Somewhere, months after it was supposed to have been delivered and installed, a friend's dishwasher is being held hostage.
OK, as requested, the other side of the card.
Sent just 98 years ago. (Still can't quite make out the signature. Ira? Ida?)
This card was sent from Stockton, Ca, to Mr. Robert Hall in Brewer Maine on Dec. 16, 1919. The postmark even has the time -- 11 am.
I love imagining the moments of recognition as families unpack their ornaments and decorate the tree and for a little minute, everything is as it ever was.
It's the winter solstice today and starting tomorrow, a few seconds at a time, the days will start getting longer. (Fellow Laura Ingalls Wilder fans may recall Pa Ingalls' saying -- when the days begin to lengthen, the cold begins to strengthen. In this time of insane weather, predictions of a 75-degree Christmas day, and a year-round fire season, I can only say fingers crossed.)
Meanwhile, here's a shot of the clouds that surrounded us for a few hours yesterday, whispering of rain but leaving behind not a single drop.
First of all, the puppy is NOT that big. (But she really is that shiny.) Still, with the sloping trail and something that the point-and-shoot did, she looks larger than Walter. Of course I may just be in denial that she's growing up so feel free to ignore the protestations of the person behind the camera.
BUT, and this is definitely true, for some reason whenever the camera comes out, Daisy furrows her forehead and squinches up her face and she looks...not like herself. The late great Maisie also hated having her picture taken so who knows, maybe it's a Lab thing?
ANYway, this was just after sunrise and with the light pouring in, both dogs are having trouble keeping their eyes open.
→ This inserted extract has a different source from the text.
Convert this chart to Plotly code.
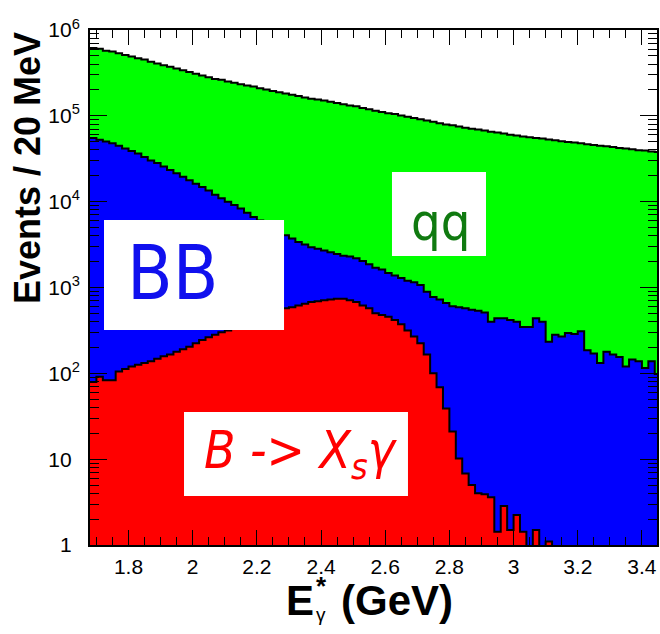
import plotly.graph_objects as go

# Histogram binning (20 MeV bins)
bin_start = 1.68
bin_width = 0.02

# Stacked histogram levels, one value per 20 MeV bin
# total = qq + BB + signal
total_all = [617000, 603000, 575000, 562000, 537000, 513000, 490000, 468000, 452000, 427000,
             407000, 389000, 372000, 355000, 339000, 324000, 309000, 295000, 282000, 269000,
             263000, 251000, 243000, 234000, 226000, 219000, 209000, 202000, 195000, 188000,
             182000, 176000, 170000, 164000, 158000, 155000, 151000, 146000, 141000, 136000,
             132000, 129000, 123000, 119000, 114800, 110900, 107200, 104700, 101200, 97700,
             94400, 91200, 88100, 85100, 82200, 79400, 77600, 75000, 72400, 70800,
             69200, 67600, 65300, 63800, 62400, 60300, 58900, 57500, 56200, 55000,
             54300, 53100, 51900, 50700, 49500, 49000, 47900, 46800, 45700, 44700,
             44200, 43200, 42200, 41700, 40700, 39800, 39400, 38500, 38000]

# BB + signal
bb_plus_signal = [55000, 52500, 50100, 47900, 44700, 41700, 38900, 36300, 33100, 30200,
                  28200, 25700, 23400, 21400, 19500, 17800, 16200, 14800, 13500, 12000,
                  10960, 10000, 9120, 8320, 7410, 6610, 6030, 5500, 4900, 4470,
                  4070, 3720, 3390, 3160, 2950, 2820, 2690, 2570, 2455, 2344,
                  2291, 2188, 2042, 1862, 1698, 1622, 1479, 1380, 1288, 1202,
                  1148, 1072, 891, 776, 724, 661, 603, 589, 575, 550,
                  537, 513, 398, 437, 437, 417, 398, 347, 347, 437,
                  398, 234, 282, 269, 295, 288, 309, 186, 170, 132,
                  178, 166, 155, 120, 145, 138, 115, 138, 98]

# B -> Xs gamma signal
signal = [79, 91, 83, 83, 105, 112, 120, 126, 132, 138,
          148, 158, 166, 178, 191, 204, 224, 245, 263, 282,
          302, 316, 339, 363, 389, 427, 457, 490, 525, 550,
          575, 589, 617, 646, 676, 692, 708, 724, 741, 741,
          708, 676, 617, 575, 501, 479, 457, 417, 372, 316,
          269, 224, 166, 100, 69, 39, 21, 10.2, 6.8, 5.0,
          4.0, 3.9, 3.6, 1.43, 2.85, 1.5, 2.24, 1.43, 0, 1.5,
          0, 1.1, 0, 0, 0, 0, 0, 0, 0, 0,
          0, 0, 0, 0, 0, 0, 0, 0, 0]

x_tick_vals = [1.8, 2.0, 2.2, 2.4, 2.6, 2.8, 3.0, 3.2, 3.4]
x_tick_text = ["1.8", "2", "2.2", "2.4", "2.6", "2.8", "3", "3.2", "3.4"]
y_tick_vals = [1, 10, 100, 1000, 10000, 100000, 1000000]
y_tick_text = ["1<sup>&nbsp;&nbsp;</sup>", "10<sup>&nbsp;&nbsp;</sup>", "10<sup>2</sup>", "10<sup>3</sup>",
               "10<sup>4</sup>", "10<sup>5</sup>", "10<sup>6</sup>"]

n_bins = len(signal)
edges = [round(bin_start + bin_width * i, 4) for i in range(n_bins + 1)]

fig = go.Figure()
for vals, color in [(total_all, "#00ff00"), (bb_plus_signal, "#0000ff"), (signal, "#ff0000")]:
    ys = [max(v, 0.5) for v in vals] + [max(vals[-1], 0.5)]
    fig.add_trace(go.Scatter(
        x=edges, y=ys, mode="lines",
        line=dict(shape="hv", color="black", width=2),
        fill="tozeroy", fillcolor=color,
        showlegend=False, hoverinfo="skip"))

axis_font = dict(family="Liberation Sans, Arial, sans-serif", size=21, color="black")

fig.update_layout(
    width=660, height=634, autosize=False,
    margin=dict(l=90, r=3, t=30, b=89),
    paper_bgcolor="white", plot_bgcolor="white",
    xaxis=dict(range=[1.68, 3.447], tickmode="array", tickvals=x_tick_vals, ticktext=x_tick_text,
               ticks="inside", ticklen=15, tickwidth=1, tickcolor="black", automargin=False,
               showline=True, linecolor="black", linewidth=2, mirror="ticks",
               showgrid=False, zeroline=False, tickfont=axis_font, ticklabelstandoff=2,
               minor=dict(ticks="inside", ticklen=8, tickwidth=1, tickcolor="black",
                          tick0=1.8, dtick=0.05, showgrid=False)),
    yaxis=dict(type="log", range=[0, 6], tickmode="array", tickvals=y_tick_vals, ticktext=y_tick_text,
               ticks="inside", ticklen=17, tickwidth=1, tickcolor="black", automargin=False,
               showline=True, linecolor="black", linewidth=2, mirror="ticks",
               showgrid=False, zeroline=False, tickfont=axis_font, ticklabelstandoff=4,
               minor=dict(ticks="inside", ticklen=9, tickwidth=1, tickcolor="black",
                          dtick="D1", showgrid=False)),
)

# white label boxes
boxes = [(0.5326, 0.7243, 0.6984, 0.5612), (0.0247, 0.6311, 0.3422, 0.4175), (0.1658, 0.2583, 0.5608, 0.0951)]
for x0, y0, x1, y1 in boxes:
    fig.add_shape(type="rect", xref="paper", yref="paper", x0=x0, y0=y0, x1=x1, y1=y1,
                  fillcolor="white", line=dict(width=0), layer="above")

label_family = "DejaVu Sans Condensed, DejaVu Sans, sans-serif"
fig.add_annotation(xref="paper", yref="paper", x=(440 - 90) / 567, y=(545 - 222) / 515,
                   text="qq", showarrow=False, xanchor="center", yanchor="middle",
                   font=dict(family=label_family, size=52, color="#107a10"))
fig.add_annotation(xref="paper", yref="paper", x=(172 - 90) / 567, y=(545 - 273) / 515,
                   text="BB", showarrow=False, xanchor="center", yanchor="middle",
                   font=dict(family=label_family, size=74, color="#1010ee"))
fig.add_annotation(xref="paper", yref="paper", x=(301 - 90) / 567, y=(545 - 454) / 515,
                   text="<i>B -> X<sub>s</sub>γ</i>", showarrow=False, xanchor="center", yanchor="middle",
                   font=dict(family=label_family, size=51, color="#ff0000"))

# axis titles
title_family = "Liberation Sans, Arial, sans-serif"
fig.add_annotation(xref="paper", yref="paper", x=(27 - 90) / 567, y=(545 - 168) / 515,
                   text="<b>Events / 20 MeV</b>", textangle=-90, showarrow=False,
                   xanchor="center", yanchor="middle",
                   font=dict(family=title_family, size=36, color="black"))
fig.add_annotation(xref="paper", yref="paper", x=(300 - 90) / 567, y=(545 - 600) / 515,
                   text="<b>E</b>", showarrow=False, xanchor="center", yanchor="middle",
                   font=dict(family=title_family, size=42, color="black"))
fig.add_annotation(xref="paper", yref="paper", x=(321 - 90) / 567, y=(545 - 586) / 515,
                   text="<b>*</b>", showarrow=False, xanchor="center", yanchor="middle",
                   font=dict(family=title_family, size=26, color="black"))
fig.add_annotation(xref="paper", yref="paper", x=(321 - 90) / 567, y=(545 - 614) / 515,
                   text="γ", showarrow=False, xanchor="center", yanchor="middle",
                   font=dict(family=title_family, size=19, color="black"))
fig.add_annotation(xref="paper", yref="paper", x=(397 - 90) / 567, y=(545 - 600) / 515,
                   text="<b>(GeV)</b>", showarrow=False, xanchor="center", yanchor="middle",
                   font=dict(family=title_family, size=42, color="black"))

fig.write_html("out.html", config={"displayModeBar": False},
               post_script="document.body.style.margin='0';document.body.style.overflow='hidden';")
I love how goofy they look.
The northwest corner of Bluffs Park has become quite the gathering place at dusk these days as smoke from the terrible wildfires pushes the sunsets to extremes.
All week long convoys of firefighters from neighboring states have been driving north on PCH. I'm just glad they get to see a scenic bit of coast before heading into the heartbreak of the Thomas Fire inferno.
Here's Miss Daisy just counting down the seconds until it's time to go outside and wrestle with Walt, lick a 4-year-old boy's ear, and (ever hopeful, ever the Labrador) get a treat for her troubles.
Crouched on the horizon where December rain clouds once gathered is a thick band of smoke from the wildfires still burning.
And the sunsets have been just plain eerie.
Head high enough (and deep enough) into the hills and you can escape the sounds on the ground, the cars and voices and chain saws and leaf blowers and talk radio and and and. It's what's above, though, a constant in LA, jets and planes and helicopters and now drones, that robs you of the chance of even an instant without man-made sound.
But this morning, in the flats of Solstice Canyon, a miracle. The trails, the hills and even the sky, all still, and the silence, you could feel it on your skin.
Just after the sun set last night the winds kicked up, storming down Malibu Canyon in gusts so strong that standing up became a challenge. We were lucky (again) and an hour later all was still, save for the occasional siren screaming up PCH, mutual aid fire fighters racing north.
Homeowners in the Malibu Colony may not be climate change deniers, but buying there takes a certain type of denial nonetheless.
With our most recent living Christmas tree safely planted up at the barn last spring, it was time to find a new candidate to do holiday duty. We always go to Treeland in Woodland Hills, where the selection includes my favorite, Pinus radiata, better known as the Monterey pine.
It's a California central coast native that thrives in the sea breezes. Each January, after the lights and decorations come off, it gets transplanted into a roomier pot. Then it spends the year in a sheltered, semi-shady corner of the garden, hand-watered and, when luck is with us, rained upon.
Last year's tree had served for three Christmas seasons. It was so tall by the third year (a little more than nine feet) that we had to use a ladder reach the top. This year's tree, at just seven feet, feels small by comparison. But it will be beautiful when it comes inside next week and the Christmas things go on and a bit of wilderness transforms the house in these final days of the year.
Fall in the Santa Monica mountains, not the face slap of color you get in the east, but subtle and soulful, a sweet reward for true believers.